Longevity

Longevity Briefs: How Much Exercise Is Optimal For Longevity?

Posted on 1 November 2022

Longevity briefs provides a short summary of novel research in biology, medicine, or biotechnology that caught the attention of our researchers in Oxford, due to its potential to improve our health, wellbeing, and longevity.

Why is this research important: Regular exercise is one of the most effective ways to increase your lifespan – arguably more important than a good diet, at least up to a point. However, we know that the benefits of exercise are subject to diminishing returns, and that there is such a thing as too much exercise when it comes to longevity. While athletes certainly live longer than the general population on average, there seems to be a point at which exercise can actually be detrimental to lifespan.

How does this relationship look for older individuals? We’ve previously discussed the immense value of exercise for older people, particularly strength training. What can studies tell us about how much exercise is optimal in this age group?

What did the researchers do: In this study, researchers looked at survey results from over 115 000 US adults aged 65 to 74. Participants self reported their levels of muscle strengthening activities and moderate to vigorous aerobic exercise. Participants were followed up for 7.9 years on average, and the researchers studied the relationship between levels of strength training, aerobic exercise and mortality after controlling for confounding factors such as age and health status.

Key takeaway(s) from this research: Both aerobic exercise and strength training were associated with reduced mortality compared to being sedentary. Aerobic exercise continued to yield increasing returns with increasing time spent exercising. 10 to 149 minutes of aerobic exercise per week was associated with a 17% reduction in mortality compared to less than 10 minutes per week, while people in the category with the highest rates of aerobic exercise (over 300 minutes a week) saw a 32% reduction in mortality.

Strength training was measured in sessions per week. Strength training frequency was associated with increasing reductions in mortality up to 4-6 sessions per week, which was associated with a 21% reduction in mortality compared with 0-1 sessions per week. Having 7-28 sessions per week was only associated with a 2% reduction in mortality. Combining aerobic exercise and strength training was generally associated with increased benefits.
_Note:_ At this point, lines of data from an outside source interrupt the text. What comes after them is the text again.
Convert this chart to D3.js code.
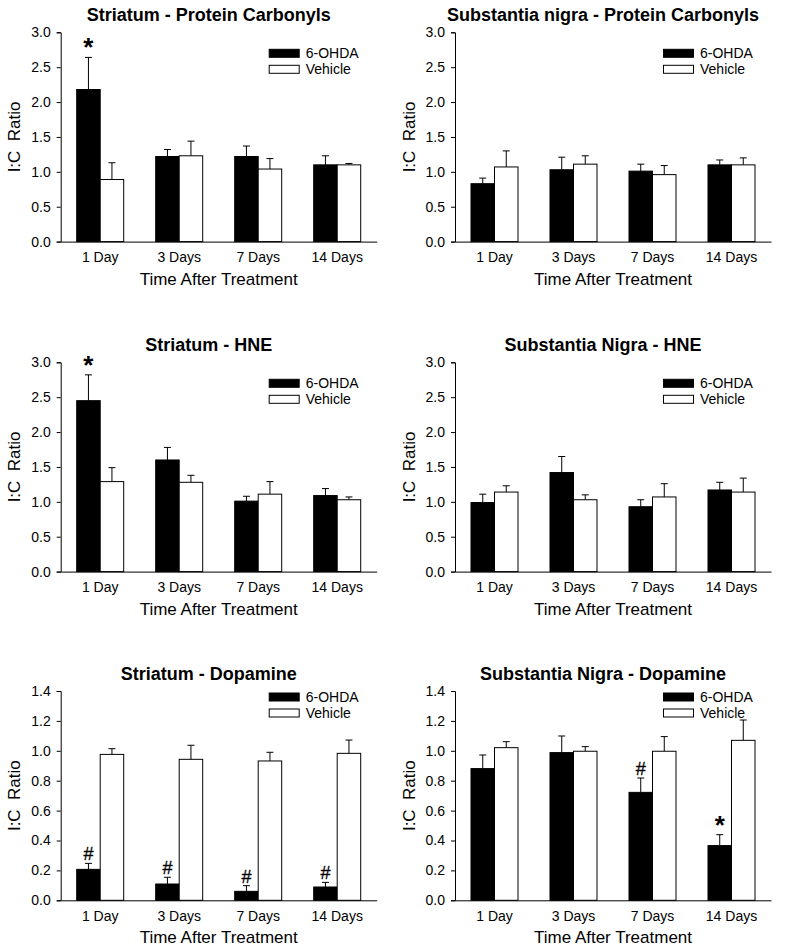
<!DOCTYPE html>
<html><head><meta charset="utf-8">
<script src="https://cdn.jsdelivr.net/npm/d3@7"></script>
<style>
html,body{margin:0;padding:0;background:#fff;}
svg text{font-family:"Liberation Sans",Arial,sans-serif;fill:#000;}
</style></head>
<body>
<svg id="chart" width="800" height="952"></svg>
<script>
const categories = ["1 Day", "3 Days", "7 Days", "14 Days"];
const seriesNames = ["6-OHDA", "Vehicle"];
const titles = ["Striatum - Protein Carbonyls", "Substantia nigra - Protein Carbonyls",
  "Striatum - HNE", "Substantia Nigra - HNE", "Striatum - Dopamine", "Substantia Nigra - Dopamine"];
const yMax = [3.0, 3.0, 3.0, 3.0, 1.4, 1.4];
const yStep = [0.5, 0.5, 0.5, 0.5, 0.2, 0.2];

// means (6-OHDA, Vehicle) and upper error bar ends
const stPcOhda = [2.18, 1.22, 1.22, 1.10];
const stPcOhdaErr = [2.64, 1.32, 1.37, 1.23];
const stPcVeh = [0.89, 1.23, 1.04, 1.10];
const stPcVehErr = [1.13, 1.44, 1.19, 1.12];

const snPcOhda = [0.83, 1.03, 1.01, 1.10];
const snPcOhdaErr = [0.91, 1.21, 1.11, 1.17];
const snPcVeh = [1.07, 1.11, 0.96, 1.10];
const snPcVehErr = [1.30, 1.23, 1.09, 1.20];

const stHneOhda = [2.45, 1.60, 1.01, 1.09];
const stHneOhdaErr = [2.82, 1.78, 1.08, 1.19];
const stHneVeh = [1.29, 1.28, 1.11, 1.03];
const stHneVehErr = [1.49, 1.38, 1.29, 1.07];

const snHneOhda = [0.99, 1.42, 0.93, 1.17];
const snHneOhdaErr = [1.11, 1.65, 1.03, 1.28];
const snHneVeh = [1.14, 1.03, 1.07, 1.14];
const snHneVehErr = [1.23, 1.10, 1.26, 1.34];

const stDaOhda = [0.207, 0.109, 0.060, 0.089];
const stDaOhdaErr = [0.247, 0.154, 0.098, 0.120];
const stDaVeh = [0.976, 0.943, 0.932, 0.983];
const stDaVehErr = [1.014, 1.037, 0.990, 1.072];

const snDaOhda = [0.881, 0.988, 0.722, 0.366];
const snDaOhdaErr = [0.972, 1.099, 0.818, 0.439];
const snDaVeh = [1.021, 0.997, 0.997, 1.070];
const snDaVehErr = [1.061, 1.028, 1.095, 1.206];

// significance markers: panel index, category index, symbol (on 6-OHDA bars)
const markerPanel = [0, 2, 4, 4, 4, 4, 5, 5];
const markerCat = [0, 0, 0, 1, 2, 3, 2, 3];
const markerSym = ["*", "*", "#", "#", "#", "#", "#", "*"];

const panelData = [
  [stPcOhda, stPcOhdaErr, stPcVeh, stPcVehErr],
  [snPcOhda, snPcOhdaErr, snPcVeh, snPcVehErr],
  [stHneOhda, stHneOhdaErr, stHneVeh, stHneVehErr],
  [snHneOhda, snHneOhdaErr, snHneVeh, snHneVehErr],
  [stDaOhda, stDaOhdaErr, stDaVeh, stDaVehErr],
  [snDaOhda, snDaOhdaErr, snDaVeh, snDaVehErr]
];

const colX = [60.7, 455];
const rowY = [32.3, 362.3, 691];
const plotW = 316, plotH = 209.3;
const legendDy = [17, 17, 2];

const svg = d3.select("#chart");

panelData.forEach((pd, pi) => {
  const col = pi % 2, row = Math.floor(pi / 2);
  const g = svg.append("g").attr("transform", `translate(${colX[col]},${rowY[row]})`);
  const x0 = d3.scaleBand().domain(categories).range([0, plotW]).paddingInner(0.405).paddingOuter(0.2025);
  const x1 = d3.scaleBand().domain(seriesNames).range([0, x0.bandwidth()]);
  const y = d3.scaleLinear().domain([0, yMax[pi]]).range([plotH, 0]);
  const ticks = d3.range(0, yMax[pi] + 1e-9, yStep[pi]);

  // bars
  seriesNames.forEach((s, si) => {
    const vals = pd[si * 2], errs = pd[si * 2 + 1];
    categories.forEach((c, ci) => {
      const bx = x0(c) + x1(s), bw = x1.bandwidth();
      const cx = bx + bw / 2;
      g.append("line").attr("x1", cx).attr("x2", cx).attr("y1", y(vals[ci])).attr("y2", y(errs[ci]))
        .attr("stroke", "#000").attr("stroke-width", 1);
      g.append("line").attr("x1", cx - 3.5).attr("x2", cx + 3.5).attr("y1", y(errs[ci])).attr("y2", y(errs[ci]))
        .attr("stroke", "#000").attr("stroke-width", 1);
      g.append("rect").attr("x", bx).attr("y", y(vals[ci])).attr("width", bw).attr("height", plotH - y(vals[ci]))
        .attr("fill", si === 0 ? "#000" : "#fff").attr("stroke", "#000").attr("stroke-width", 1);
    });
  });

  // y axis
  const yAxis = d3.axisLeft(y).tickValues(ticks).tickFormat(d3.format(".1f")).tickSizeOuter(0).tickSize(4).tickPadding(6);
  const ya = g.append("g").call(yAxis);
  ya.selectAll("text").attr("font-size", 14).style("font-family", '"Liberation Sans",Arial,sans-serif');
  ya.select(".domain").attr("stroke", "#000");
  ya.selectAll("line").attr("stroke", "#000");

  // x axis
  const xAxis = d3.axisBottom(x0).tickSize(0).tickPadding(10).tickSizeOuter(0);
  const xa = g.append("g").attr("transform", `translate(0,${plotH})`).call(xAxis);
  xa.selectAll("text").attr("font-size", 14).attr("dy", null).attr("dominant-baseline", "central").attr("y", 15.5)
    .style("font-family", '"Liberation Sans",Arial,sans-serif');
  xa.select(".domain").attr("stroke", "#000");

  // title
  g.append("text").attr("x", plotW / 2 - 10).attr("y", -17).attr("text-anchor", "middle")
    .attr("dominant-baseline", "central").attr("font-size", 18).attr("font-weight", "bold").text(titles[pi]);
  // x label
  g.append("text").attr("x", plotW / 2).attr("y", plotH + 37.5).attr("text-anchor", "middle")
    .attr("dominant-baseline", "central").attr("font-size", 17).text("Time After Treatment");
  // y label
  g.append("text").attr("transform", `translate(-46,${plotH / 2}) rotate(-90)`).attr("text-anchor", "middle")
    .attr("dominant-baseline", "central").attr("font-size", 17).style("white-space", "pre").text("I:C  Ratio");

  // legend
  seriesNames.forEach((s, si) => {
    const ly = legendDy[row] + si * 16;
    g.append("rect").attr("x", 208.5).attr("y", ly).attr("width", 30).attr("height", 8)
      .attr("fill", si === 0 ? "#000" : "#fff").attr("stroke", "#000").attr("stroke-width", 1);
    g.append("text").attr("x", 245).attr("y", ly + 4).attr("dominant-baseline", "central")
      .attr("font-size", 14).text(s);
  });

  // markers
  markerPanel.forEach((mp, mi) => {
    if (mp !== pi) return;
    const c = categories[markerCat[mi]];
    const cx = x0(c) + x1(seriesNames[0]) + x1.bandwidth() / 2;
    const top = y(pd[1][markerCat[mi]]);
    if (markerSym[mi] === "*") {
      g.append("text").attr("x", cx).attr("y", top - 1).attr("text-anchor", "middle")
        .attr("font-size", 26).attr("font-weight", "bold").text("*");
    } else {
      g.append("text").attr("x", cx).attr("y", top - 3).attr("text-anchor", "middle")
        .attr("font-size", 18).attr("stroke", "#000").attr("stroke-width", 0.3).text("#");
    }
  });
});
</script>
</body></html>
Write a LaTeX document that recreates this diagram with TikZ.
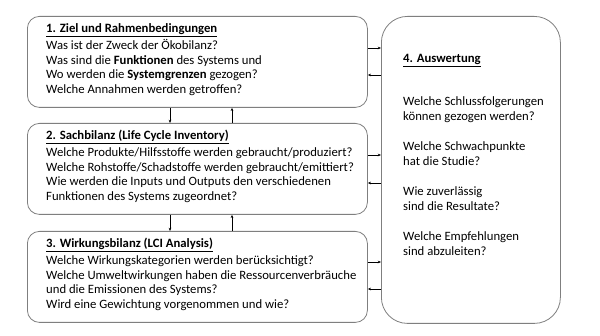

This table shows the relationships between weekly strength training episodes (far left column), minutes of aerobic exercise (second column from the left) and hazard ratio (right most column). The hazard ratio is the relative likelihood of death in comparison to the reference. A hazard ratio of 0.70 means that your probability of death is 70% that of the reference.
Association of Muscle-Strengthening and Aerobic Physical Activity With Mortality in US Adults Aged 65 Years or Older

This study adds to existing evidence that strength training and aerobic exercise, and preferably both, are still highly beneficial for older people. We’re still missing a lot of the nuances when it comes to the benefits of different types of strength training. This study suggested that 4-6 sessions of strength training per week was optimal, but we don’t know what kind of strength training they were doing. It may be that people who undertake more frequent strength training sessions (7-28) are more likely to make those sessions less intensive, for example. 7-28 is also a broad range compared with the other categories, so there may be room within this category for further reductions in mortality. However, perhaps the main focus here should be that 4-6 sessions should be easily achievable for the average person, and could yield significant improvements in health and lifespan, particularly if combined with a couple of hours of aerobic training.